DynamoDB is a powerful NoSQL database for serverless applications. Design your tables around your access patterns, use composite keys for time-series data, create GSIs for alternate queries, and avoid expensive scan operations. Always plan your data model before writing code.

Key takeaways:

DynamoDB is fully managed, schemaless, NoSQL database
Primary key: simple (partition key) or composite (partition + sort key)
Query is efficient (uses partition key); Scan is expensive (reads everything)
RCU/WCU: provisioned (predictable) vs. on-demand (unpredictable)
GSIs enable alternate access patterns (own capacity)
Avoid hot partitions — distribute keys evenly
Use TTL for automatic data expiry
DAX provides in-memory caching for read-heavy workloads

What's Next: DynamoDB Streams & EventBridge

The next chapter covers DynamoDB Streams and EventBridge — building event-driven serverless applications with real-time data processing.
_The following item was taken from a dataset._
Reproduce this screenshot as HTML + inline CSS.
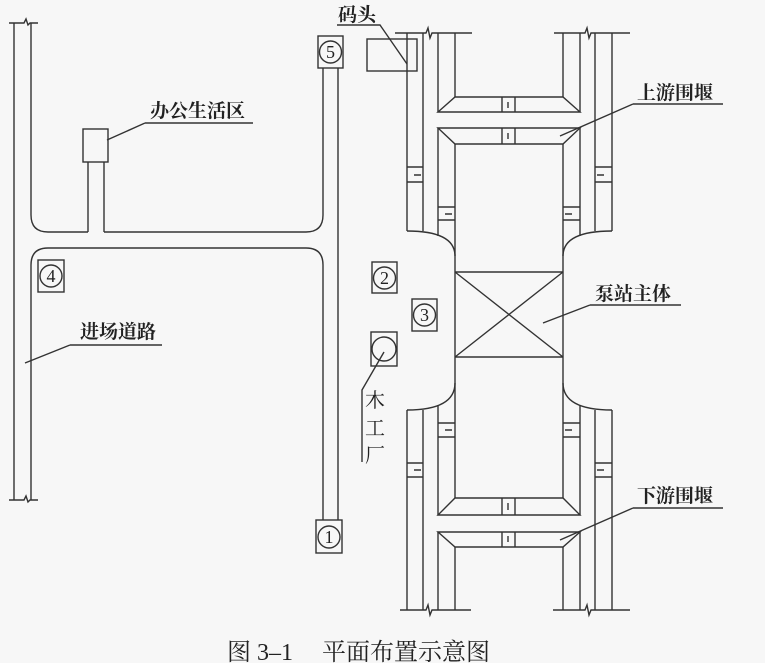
<!DOCTYPE html>
<html><head><meta charset="utf-8"><style>
html,body{margin:0;padding:0;background:#f7f7f7;}
svg{display:block;}
text{font-family:"Liberation Serif","Noto Serif CJK SC",serif;fill:#222;}
</style></head><body>
<svg width="765" height="663" viewBox="0 0 765 663" xmlns="http://www.w3.org/2000/svg">
<g fill="none" stroke="#333" stroke-width="1.4">
<line x1="14" y1="23" x2="14" y2="500"/>
<path d="M9,23 H24 L26,19 L28,25 L30,23 H38"/>
<path d="M9,500 H24 L26,496 L28,502 L30,500 H38"/>
<path d="M31,23 V215 Q31,232 48,232 H88"/>
<path d="M104,232 H306 Q323,232 323,215 V68"/>
<line x1="88" y1="232" x2="88" y2="162"/>
<line x1="104" y1="232" x2="104" y2="162"/>
<rect x="83" y="129" width="25" height="33"/>
<path d="M31,500 V265 Q31,248 48,248 H306 Q323,248 323,265 V520"/>
<line x1="338" y1="68" x2="338" y2="520"/>
<rect x="318" y="36" width="25" height="32"/><circle cx="330.5" cy="52" r="11"/>
<rect x="38" y="260" width="26" height="32"/><circle cx="51" cy="276" r="11"/>
<rect x="372" y="262" width="25" height="31"/><circle cx="384.5" cy="278" r="11"/>
<rect x="412" y="299" width="25" height="32"/><circle cx="424.5" cy="315" r="11"/>
<rect x="371" y="332" width="26" height="34"/><circle cx="384" cy="349" r="12"/>
<rect x="316" y="520" width="26" height="33"/><circle cx="329" cy="537" r="11"/>
<rect x="367" y="39" width="50" height="32"/>
<path d="M145,123 H253 M145,123 L107,140"/>
<path d="M70,345 H162 M70,345 L25,363"/>
<path d="M337,25 H380 L407,64"/>
<path d="M384,352 L362,390 V462"/>
<path d="M633,104 H723 M633,104 L560,136"/>
<path d="M590,305 H681 M590,305 L543,323"/>
<path d="M633,508 H723 M633,508 L560,540"/>
<path d="M395,33 H426 L428,28 L430,38 L432,33 H472"/>
<path d="M554,33 H585 L587,28 L589,38 L591,33 H630"/>
<path d="M400,610 H426 L428,605 L430,615 L432,610 H471"/>
<path d="M553,610 H585 L587,605 L589,615 L591,610 H630"/>
<line x1="407" y1="33" x2="407" y2="231"/>
<line x1="423" y1="33" x2="423" y2="231"/>
<line x1="612" y1="33" x2="612" y2="231"/>
<line x1="595" y1="33" x2="595" y2="231"/>
<path d="M407,231 Q455,231 455,256"/>
<path d="M612,231 Q563,231 563,256"/>
<line x1="438" y1="33" x2="438" y2="112"/>
<line x1="455" y1="33" x2="455" y2="97"/>
<line x1="563" y1="33" x2="563" y2="97"/>
<line x1="580" y1="33" x2="580" y2="112"/>
<path d="M455,97 H563 L580,112 H438 Z"/>
<path d="M438,128 H580 L563,144 H455 Z"/>
<line x1="438" y1="128" x2="438" y2="236"/>
<line x1="580" y1="128" x2="580" y2="236"/>
<line x1="455" y1="144" x2="455" y2="498"/>
<line x1="563" y1="144" x2="563" y2="498"/>
<path d="M502,97 V112 M515,97 V112 M508,102 V108"/>
<path d="M502,128 V144 M515,128 V144 M508,133 V139"/>
<path d="M502,498 V515 M515,498 V515 M508,503 V510"/>
<path d="M502,532 V547 M515,532 V547 M508,536 V542"/>
<path d="M407,167 H423 M407,182 H423 M414,175 H421"/>
<path d="M595,167 H612 M595,182 H612 M597,175 H604"/>
<path d="M438,207 H455 M438,220 H455 M445,214 H452"/>
<path d="M563,207 H580 M563,220 H580 M565,214 H572"/>
<path d="M438,423 H455 M438,437 H455 M445,430 H452"/>
<path d="M563,423 H580 M563,437 H580 M565,430 H572"/>
<path d="M407,463 H423 M407,477 H423 M414,470 H421"/>
<path d="M595,463 H612 M595,477 H612 M597,470 H604"/>
<path d="M455,272 H563 M455,357 H563 M455,272 L563,357 M563,272 L455,357"/>
<path d="M455,383 Q455,410 407,410"/>
<path d="M563,383 Q563,410 612,410"/>
<line x1="407" y1="410" x2="407" y2="610"/>
<line x1="423" y1="410" x2="423" y2="610"/>
<line x1="595" y1="410" x2="595" y2="610"/>
<line x1="612" y1="410" x2="612" y2="610"/>
<line x1="438" y1="405" x2="438" y2="515"/>
<line x1="580" y1="405" x2="580" y2="515"/>
<path d="M455,498 H563 L580,515 H438 Z"/>
<path d="M438,532 H580 L563,547 H455 Z"/>
<line x1="438" y1="532" x2="438" y2="610"/>
<line x1="580" y1="532" x2="580" y2="610"/>
<line x1="455" y1="547" x2="455" y2="610"/>
<line x1="563" y1="547" x2="563" y2="610"/>
</g>
<g fill="#222" stroke="none" font-size="18" text-anchor="middle" font-family="Liberation Serif, serif">
<text x="330.5" y="58">5</text><text x="51" y="282">4</text><text x="384.5" y="284">2</text>
<text x="424.5" y="321">3</text><text x="329" y="543">1</text>
</g>
<g font-size="19" font-weight="bold">
<text x="150" y="117">办公生活区</text>
<text x="338" y="21">码头</text>
<text x="80" y="338">进场道路</text>
<text x="637" y="99">上游围堰</text>
<text x="595" y="300">泵站主体</text>
<text x="637" y="502">下游围堰</text>
</g>
<g font-size="20">
<text x="365" y="407">木</text><text x="365" y="435">工</text><text x="365" y="462">厂</text>
</g>
<text x="227" y="660" font-size="24">图 3–1</text>
<text x="322" y="660" font-size="24">平面布置示意图</text>
</svg>
</body></html>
Capacity Mode Decision Guide

| Factor | Provisioned | On-Demand | |--------|-------------|-----------| | Traffic pattern | Predictable | Spiky or unknown | | Cost optimization | Up to 80% cheaper with auto-scaling | More expensive for steady state | | Management | Must set RCU/WCU and auto-scaling | Zero management | | Use case | Production with stable traffic | New apps, dev/test, unpredictable spikes |

Choose provisioned for cost savings on predictable workloads. Choose on-demand to avoid capacity planning for new or variable-traffic applications.